Prison experiences of self forgiveness
Aug 30, 2012
Crime challenges communities; criminal activity is an assault on civic society – individuals who break the law are deemed to have stepped outside of society. Yet prison as a response to crime can also be read as an assault on community; often those imprisoned were never fully integrated into society.
The experience of prison in Ireland has been one of building expansion at the cost of any real investment in rehabilitative or re-integrative measures.

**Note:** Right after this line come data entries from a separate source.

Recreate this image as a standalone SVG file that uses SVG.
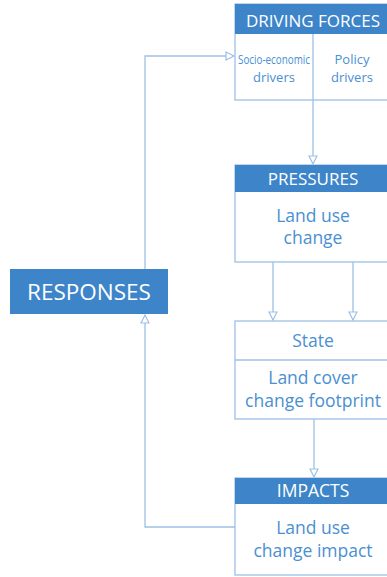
<svg xmlns="http://www.w3.org/2000/svg" width="387" height="577" viewBox="0 0 387 577">
<defs>
<style>
.box{fill:#fff;stroke:#9dc0e6;stroke-width:1.3}
.hdr{fill:#3d85c8}
.ht{font-family:"Open Sans",sans-serif;fill:#fff;text-anchor:middle}
.bt{font-family:"Open Sans",sans-serif;fill:#4a8fd2;text-anchor:middle}
.ln{fill:none;stroke:#9dc0e6;stroke-width:1.3}
</style>
<marker id="ah" markerWidth="12" markerHeight="12" refX="9" refY="5" orient="auto" markerUnits="userSpaceOnUse">
<path d="M1,1 L9,5 L1,9 Z" fill="#fff" stroke="#9dc0e6" stroke-width="1.2"/>
</marker>
</defs>
<rect width="387" height="577" fill="#fff"/>
<g id="connectors">
<path class="ln" d="M313,100 V164" marker-end="url(#ah)"/>
<path class="ln" d="M273,262 V320" marker-end="url(#ah)"/>
<path class="ln" d="M353,262 V320" marker-end="url(#ah)"/>
<path class="ln" d="M314,419 V477" marker-end="url(#ah)"/>
<path class="ln" d="M145,269 V56 H234" marker-end="url(#ah)"/>
<path class="ln" d="M235,527 H145 V315" marker-end="url(#ah)"/>
</g>
<g id="driving-forces">
<rect class="box" x="235" y="4" width="156" height="96"/>
<rect class="hdr" x="235" y="4" width="156" height="30"/>
<line class="ln" x1="313" y1="34" x2="313" y2="100"/>
<text class="ht" x="313" y="27" font-size="17">DRIVING FORCES</text>
<text class="bt" x="274" y="64" font-size="13" textLength="72" lengthAdjust="spacingAndGlyphs">Socio-economic</text>
<text class="bt" x="274" y="82" font-size="13">drivers</text>
<text class="bt" x="352" y="64" font-size="13">Policy</text>
<text class="bt" x="352" y="82" font-size="13">drivers</text>
</g>
<g id="pressures">
<rect class="box" x="235" y="165" width="156" height="97"/>
<rect class="hdr" x="235" y="165" width="156" height="27"/>
<text class="ht" x="313" y="185" font-size="17">PRESSURES</text>
<text class="bt" x="313" y="222" font-size="17.5">Land use</text>
<text class="bt" x="313" y="244" font-size="17.5">change</text>
</g>
<g id="state">
<rect class="box" x="235" y="321" width="156" height="98"/>
<line class="ln" x1="235" y1="360" x2="391" y2="360"/>
<text class="bt" x="313" y="347" font-size="17.5">State</text>
<text class="bt" x="313" y="384" font-size="17.5">Land cover</text>
<text class="bt" x="313" y="407" font-size="17.5">change footprint</text>
</g>
<g id="impacts">
<rect class="box" x="235" y="478" width="156" height="97"/>
<rect class="hdr" x="235" y="478" width="156" height="26"/>
<text class="ht" x="313" y="497" font-size="17.5">IMPACTS</text>
<text class="bt" x="313" y="534" font-size="17.5">Land use</text>
<text class="bt" x="313" y="557" font-size="17.5">change impact</text>
</g>
<g id="responses">
<rect class="hdr" x="10" y="269" width="158" height="45"/>
<text class="ht" x="89" y="300" font-size="22.5">RESPONSES</text>
</g>
</svg>
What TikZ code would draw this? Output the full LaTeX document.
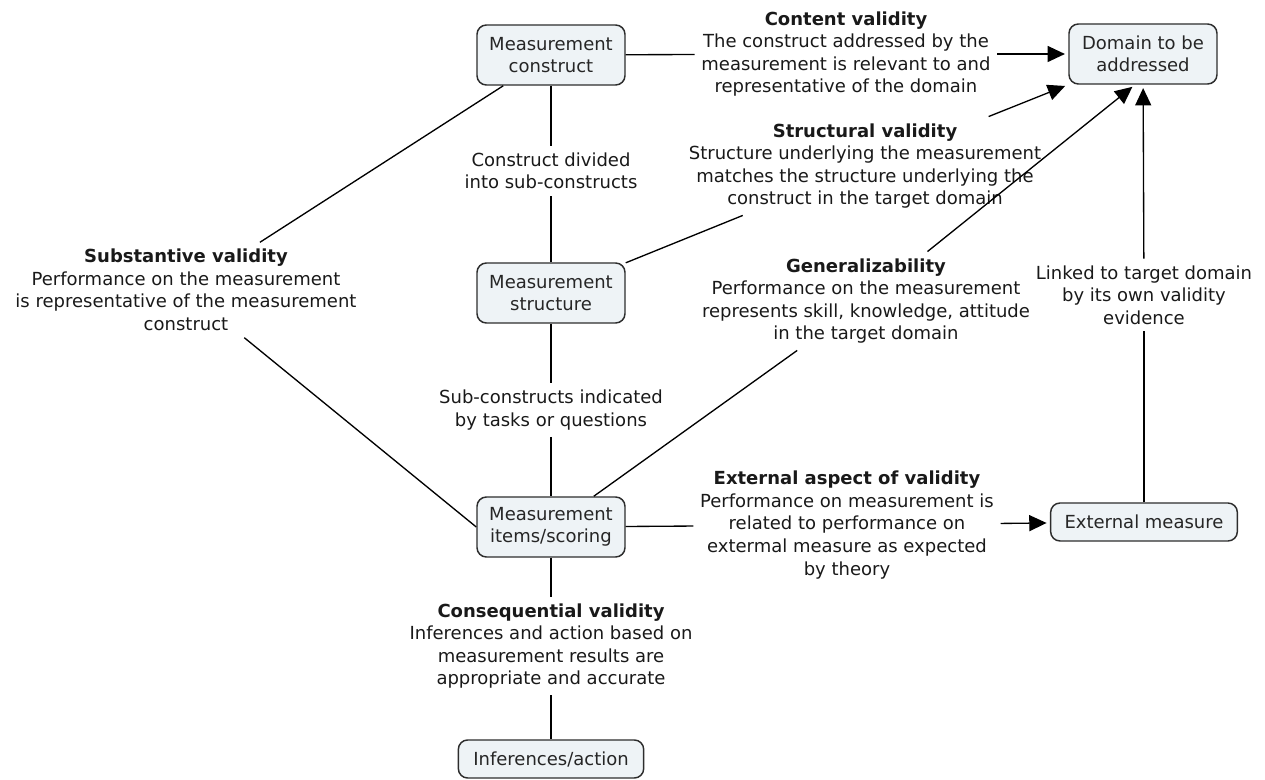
\documentclass[tikz,border=0pt]{standalone}
\usepackage{fontspec}
\setmainfont{DejaVu Sans}
\usetikzlibrary{arrows.meta}
\definecolor{boxfill}{RGB}{238,243,246}
\definecolor{boxline}{RGB}{45,45,45}
\begin{document}
\begin{tikzpicture}[
    x=0.75pt, y=-0.75pt,
    >={Triangle[length=13pt,width=12pt]},
    concept/.style={draw=boxline, fill=boxfill, rectangle, rounded corners=7pt, line width=1.1pt, align=center, minimum width=111pt, minimum height=45pt, font=\fontsize{13.5}{16.9}\selectfont, text=black!85},
    link/.style={align=center, inner sep=5pt, font=\fontsize{13.5}{16.9}\selectfont, text=black!90},
    line/.style={draw=black, line width=1pt},
    arrow/.style={->, line, shorten >=2.5pt}
]
  \useasboundingbox (0,0) rectangle (1265,780);

  \node[concept] (construct) at (551,55) {Measurement\\construct};
  \node[concept] (domain) at (1143,54) {Domain to be\\addressed};
  \node[concept] (structure) at (551,293) {Measurement\\structure};
  \node[concept] (items) at (551,527) {Measurement\\items/scoring};
  \node[concept, minimum width=140pt, minimum height=28.5pt] (extmeasure) at (1144,522) {External measure};
  \node[concept, minimum width=139pt, minimum height=28.5pt] (inference) at (551,759) {Inferences/action};

  % Links between the concepts
  \node[link] (content) at (846,54) {\textbf{Content validity}\\The construct addressed by the\\measurement is relevant to and\\representative of the domain};
  \node[link] (structural) at (865,166) {\textbf{Structural validity}\\Structure underlying the measurement\\matches the structure underlying the\\construct in the target domain};
  \node[link] (divided) at (551,171) {Construct divided\\into sub-constructs};
  \node[link] (substantive) at (186,290) {\textbf{Substantive validity}\\Performance on the measurement\\is representative of the measurement\\construct};
  \node[link] (general) at (866,301) {\textbf{Generalizability}\\Performance on the measurement\\represents skill, knowledge, attitude\\in the target domain};
  \node[link] (linked) at (1144,295) {Linked to target domain\\by its own validity\\evidence};
  \node[link] (subcons) at (551,410) {Sub-constructs indicated\\by tasks or questions};
  \node[link] (external) at (847,525) {\textbf{External aspect of validity}\\Performance on measurement is\\related to performance on\\extermal measure as expected\\by theory};
  \node[link] (conseq) at (551,646) {\textbf{Consequential validity}\\Inferences and action based on\\measurement results are\\appropriate and accurate};

  \draw[line] (construct) -- (content);
  \draw[arrow] (content) -- (domain);
  \draw[line] (structure) -- (structural);
  \draw[arrow] (structural) -- (domain.south west);
  \draw[line] (construct) -- (divided);
  \draw[line] (divided) -- (structure);
  \draw[line] (construct) -- (substantive);
  \draw[line] (substantive) -- (items.west);
  \draw[line] (items) -- (general);
  \draw[arrow] (general) -- ([xshift=-6pt]domain.south);
  \draw[line] (extmeasure) -- (linked);
  \draw[arrow] (linked) -- (domain);
  \draw[line] (structure) -- (subcons);
  \draw[line] (subcons) -- (items);
  \draw[line] (items) -- (external);
  \draw[arrow] (external) -- (extmeasure);
  \draw[line] (items) -- (conseq);
  \draw[line] (conseq) -- (inference);
\end{tikzpicture}
\end{document}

A ‘typical’ prisoner in Ireland is broadly similar to those in the rest of the Western world; young, urban, undereducated males from the lower socio- economic classes - dependent on alcohol or opiate drugs, with psychiatric problems from disturbed family backgrounds. Imprisonment does little to re-integrate those who are already marginalised.
This paper reports on a two year ethnographic study that followed 200 Irish prisoners from two prisons as they engaged with a new mentoring programme that attempted to reintegrate them into community. A key finding is how acts of forgiveness (self forgiveness and forgiveness by the community) are core to building and bridging the reintegration of ex-prisoners.
Prison Experiences of Self Forgiveness emerged through careful re-readings of the prisoner and ex prisoner stories. This paper suggests evidence that Forgiveness is a two way process which is deeply important to the experience of (ex)-prisoners’ narratives of redemption, and the associated rewards of self healing and communal forgiveness.